The UML Class Symbol

The UML class symbol is formed by a rectangle divided into three sections. The class name appears in the top section, the attributes in the middle section, and the operations in the bottom section. The individual class symbols are "semantically rich," meaning they encode much information about each class. For example, the class name seems straightforward, but the other two sections include many arcane2 symbols. Fortunately, it is easy to decode the symbols. The following UML class diagram illustrates the UML class diagram symbols.

The picture of a UML class diagram is a rectangle sectioned into three smaller rectangles. The top section has the class name, 'Person' in this example. The middle lists the attribute: -name:string, -height:double, -weight:int, and -instance:int; instance is underlined. The bottom section lists the operations, further divided by stereotype labels. The <<constructor>> section contains +Person(a_name:string, a_height:double, a_weight:int). The <<process>> section has three operations: +pay_taxes():bool; +catch_bus(direction:int):void; and +get_instance)_:int. get_instance is underlined. The final, <<helper>> section has one operation: -get_address():Address
The UML class symbol. A UML class diagram is a rectangle divided into three sections. The « and » symbols define an optional stereotype that is a kind of label or short comment. Standard stereotypes label different kinds of operations. Underlined attributes or operations belong to the class as a whole rather than to individual instances or objects; C++ overloads the static keyword to distinguish features that belong to the class from those that belong to objects.

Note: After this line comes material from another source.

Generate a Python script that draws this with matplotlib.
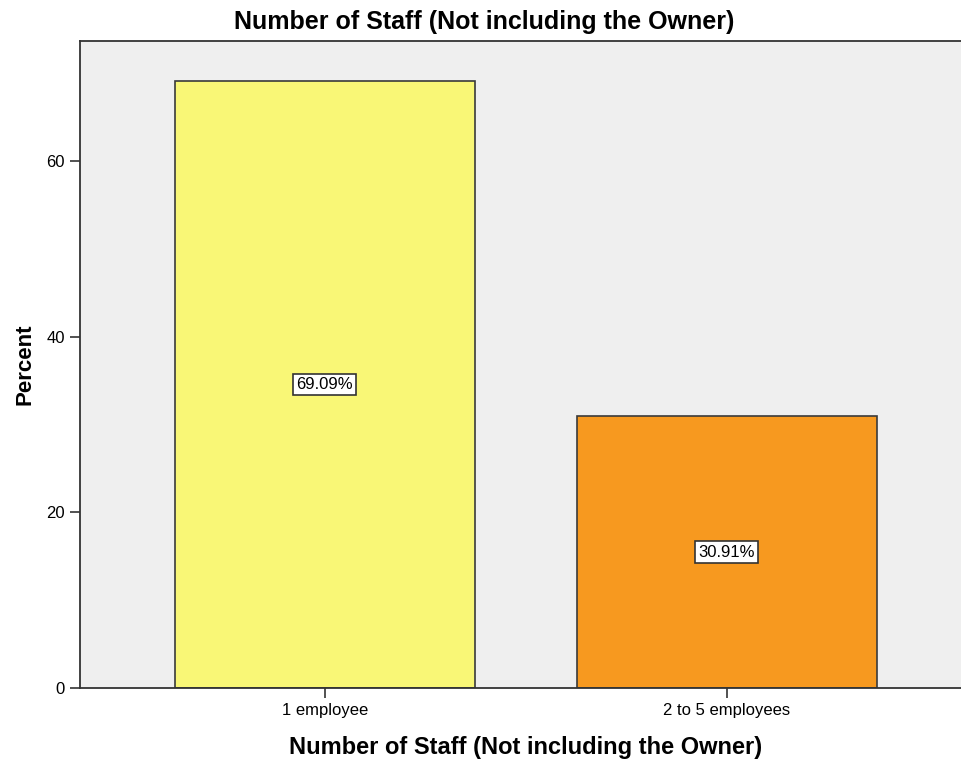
import matplotlib
matplotlib.use("Agg")
import matplotlib.pyplot as plt

categories = ["1 employee", "2 to 5 employees"]
percents = [69.09, 30.91]
bar_colors = ["#F9F776", "#F7991F"]
yticks = [0, 20, 40, 60]

plt.rcParams['font.family'] = ['Liberation Sans', 'DejaVu Sans']

fig = plt.figure(figsize=(9.62, 7.63), dpi=100)
ax = fig.add_axes([0.0832, 0.0983, 0.9168, 0.848])
ax.set_facecolor("#EFEFEF")

x = list(range(len(categories)))
ax.bar(x, percents, width=0.747, color=bar_colors, edgecolor="#3a3a3a", linewidth=1.2, zorder=2)

for xi, p in zip(x, percents):
    ax.text(xi, p / 2, f"{p:.2f}%", ha="center", va="center", fontsize=12,
            bbox=dict(boxstyle="square,pad=0.2", facecolor="white", edgecolor="#333333", linewidth=1.2),
            zorder=3)

ax.set_xlim(-0.609, 1.585)
ax.set_ylim(0, 73.66)
ax.set_xticks(x)
ax.set_xticklabels(categories, fontsize=12)
ax.set_yticks(yticks)
ax.set_yticklabels([str(t) for t in yticks], fontsize=12)
ax.tick_params(axis="both", direction="out", length=7, width=1.2, color="#333333", pad=4)

for s in ["left", "bottom", "top"]:
    ax.spines[s].set_color("#333333")
    ax.spines[s].set_linewidth(1.3)
ax.spines["right"].set_visible(False)

fig.text(0.503, 0.971, "Number of Staff (Not including the Owner)", fontsize=18,
         fontweight="bold", ha="center", va="center")
ax.set_xlabel("Number of Staff (Not including the Owner)", fontsize=17, fontweight="bold", labelpad=13)
ax.xaxis.label.set_x(0.5057)
ax.set_ylabel("Percent", fontsize=16, fontweight="bold", labelpad=8)

fig.savefig("out.png", dpi=100)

The arguments passed into constructors and setter functions are often used to initialize attributes or member variables. Programmers often use two similar naming conventions to differentiate between the attribute and argument names. The first convention is adding an "a_" prefix to the attribute name to form the argument name. For example, a_name denotes an argument the function uses to initialize the member variable name. The second convention, common in C++ and Java programs, is similar. This convention adds an "a" prefix but also makes the first letter of the attribute name upper-case. Following this convention, aName is an argument that initializes name.

Withing a UML class symbol, the elements in the sections describing the attributes and operations follow a rigid but straightforward notation. Although the notation's syntax isn't the same as C++'s, it is nevertheless well-formed, and programmers can easily translate it to C++.

An annotated picture of the syntax patterns for an attribute and operation. For the attribute '-counter:int', the first symbol, '-' in this example, is the visibility. Use + for public, - for private, and # for protected. 'counter' is the attribute name. ':int' is the data type. For the operation, '+pow(base:double, exponent:double):double', the first symbol is the visibility. 'pow' is the operation name. The parentheses enclose the parameter list; each attribute follows the same pattern that describes the attributes. The :double at the end is the return type.
UML class notation annotated. The UML class notation specifying attributes and operations is a well-defined language. That means that minor details aside, there is only one way to translate a UML diagram into a C++ class. (Recall that the UML doesn't describe the bodies of a function, only the interface or prototype.) Similarly, minor details aside, there is only one way to translate C++ into a UML class. Going from UML to code is called forward engineering while going from code to UML is called reverse engineering.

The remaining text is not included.